1.43 million people visit Turkish palaces in one year
Hundreds of visitors seen entering the Dolmabahçe Palace in Istanbul to commemorate the 80th anniversary of the death of Mustafa Kemal Atatürk, the founder of the modern Republic of Turkey on Nov. 10. Atatürk died at the age of 57 in the Dolmabahçe Palace due to health problems. (Photo: Anadolu Agency)
Dolmabahçe Palace by the Bosphorus, which was commissioned between 1839-1861 by the 31st Ottoman Sultan Abdulmecid and accommodated Turkey’s founding father Mustafa Kemal Atatürk from 1927 to 1938, attracted 645,000 foreign tourists in one year. The figure stood at 335,000 a year earlier.

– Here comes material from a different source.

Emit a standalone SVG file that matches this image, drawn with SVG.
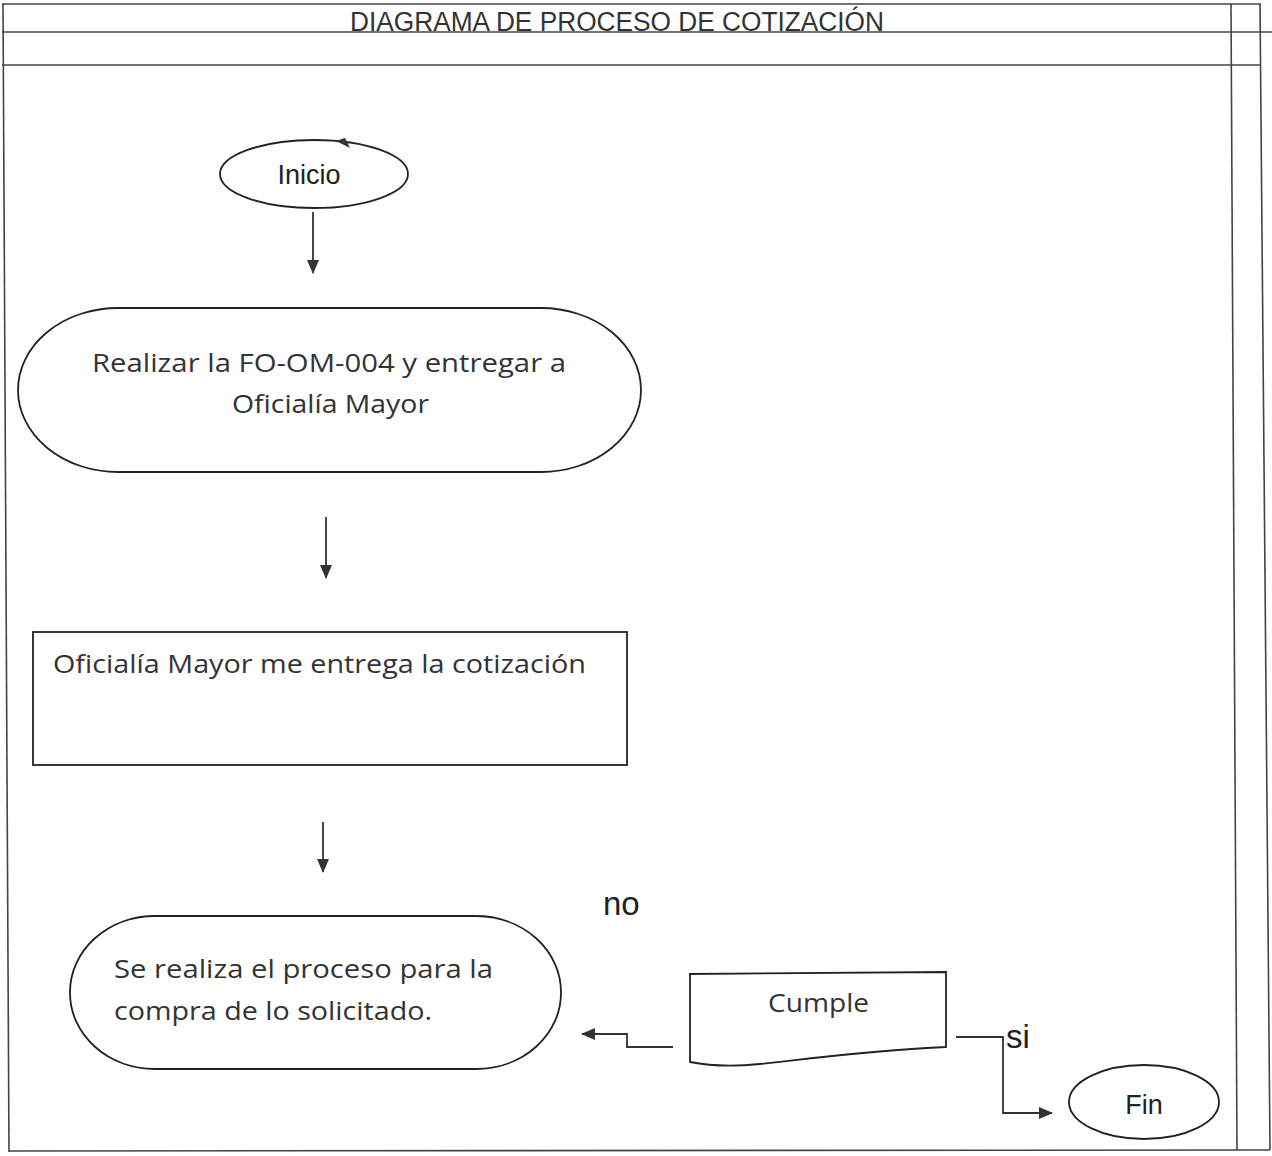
<svg xmlns="http://www.w3.org/2000/svg" width="1272" height="1156" viewBox="0 0 1272 1156">
<defs>
<marker id="ah" viewBox="0 0 14 12" refX="13" refY="6" markerWidth="14" markerHeight="12" markerUnits="userSpaceOnUse" orient="auto">
<path d="M0,0 L14,6 L0,12 Z" fill="#333"/>
</marker>
<style>
.frame{fill:none;stroke:#444;stroke-width:1.6}
.shape{fill:#fff;stroke:#222;stroke-width:1.8}
.conn{fill:none;stroke:#333;stroke-width:1.8}
.t{font-family:"Open Sans",Lato,sans-serif;font-size:26px;fill:#333}
.ta{font-family:"Liberation Sans",Arial,sans-serif;font-size:27px;fill:#222}
.lbl{font-family:"Liberation Sans",Arial,sans-serif;font-size:33px;fill:#222}
.title{font-family:"Liberation Sans",Arial,sans-serif;font-size:27px;fill:#333}
</style>
</defs>
<rect width="1272" height="1156" fill="#fff"/>
<g id="frame">
<line class="frame" x1="2" y1="4" x2="1261" y2="4"/>
<line class="frame" x1="2" y1="32" x2="1272" y2="32"/>
<line class="frame" x1="2" y1="65" x2="1261" y2="65"/>
<line class="frame" x1="3" y1="4" x2="9" y2="1152"/>
<line class="frame" x1="1231" y1="4" x2="1237" y2="1150"/>
<line class="frame" x1="1260" y1="4" x2="1270" y2="1150"/>
<line class="frame" x1="9" y1="1151" x2="1270" y2="1150"/>
<text class="title" x="617" y="31" text-anchor="middle" textLength="534" lengthAdjust="spacingAndGlyphs">DIAGRAMA DE PROCESO DE COTIZACIÓN</text>
</g>
<g id="inicio">
<ellipse class="shape" cx="314" cy="174" rx="94" ry="34"/>
<path d="M336,141 L350,148 L345,138 Z" fill="#333"/>
<text class="ta" x="309" y="184" text-anchor="middle">Inicio</text>
</g>
<g id="realizar">
<rect class="shape" x="18" y="308" width="623" height="164" rx="100" ry="82"/>
<text class="t" x="92" y="372" textLength="474" lengthAdjust="spacingAndGlyphs">Realizar la FO-OM-004 y entregar a</text>
<text class="t" x="232" y="413" textLength="197" lengthAdjust="spacingAndGlyphs">Oficialía Mayor</text>
</g>
<g id="oficialia">
<rect class="shape" x="33" y="632" width="594" height="133"/>
<text class="t" x="53" y="673" textLength="533" lengthAdjust="spacingAndGlyphs">Oficialía Mayor me entrega la cotización</text>
</g>
<g id="proceso">
<rect class="shape" x="70" y="916" width="491" height="153" rx="85" ry="76"/>
<text class="t" x="114" y="978" textLength="379" lengthAdjust="spacingAndGlyphs">Se realiza el proceso para la</text>
<text class="t" x="114" y="1020" textLength="318" lengthAdjust="spacingAndGlyphs">compra de lo solicitado.</text>
</g>
<g id="cumple">
<path class="shape" d="M690,974 L946,972 L946,1047 C870,1050 800,1060 760,1064 C730,1067 710,1066 690,1062 Z"/>
<text class="t" x="768" y="1012" textLength="101" lengthAdjust="spacingAndGlyphs">Cumple</text>
</g>
<g id="fin">
<ellipse class="shape" cx="1144" cy="1102" rx="75" ry="37"/>
<text class="ta" x="1144" y="1114" text-anchor="middle">Fin</text>
</g>
<g id="connectors">
<line class="conn" x1="313" y1="212" x2="313" y2="273" marker-end="url(#ah)"/>
<line class="conn" x1="326" y1="517" x2="326" y2="578" marker-end="url(#ah)"/>
<line class="conn" x1="323" y1="822" x2="323" y2="872" marker-end="url(#ah)"/>
<polyline class="conn" points="673,1047 627,1047 627,1034 582,1034" marker-end="url(#ah)"/>
<polyline class="conn" points="956,1037 1003,1037 1003,1113 1052,1113" marker-end="url(#ah)"/>
<text class="lbl" x="603" y="915">no</text>
<text class="lbl" x="1006" y="1048">si</text>
</g>
</svg>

The complex hosted six sultans at intervals and the last Ottoman Caliph Abdulmecid Efendi from 1856 until the abolition of the caliphate in 1924.
Beylerbeyi Palace on the Asian side of Istanbul, a summer residence of Ottoman sultans, was visited by 126,000 people last year.
Foreign state guests were also hosted at the Beylerbeyi Palace during the Republic period.
The Ihlamur Pavilion in the central Istanbul district of Beşiktaş followed with 73,000 visitors in one year.
The palaces’ administration generated 46.3 million Turkish Liras, roughly $8.7 million, from the fees for the palaces and pavilions.
Today there are two palaces, two kiosks, eight pavilions, three museums and two factories within the National Palaces organization whose foundation is based on the early years of the republic.
The world-famous Topkapı Palace in Istanbul, which served as the main residence and administrative headquarters of the Ottoman sultans, is administrated by the Culture and Tourism Ministry.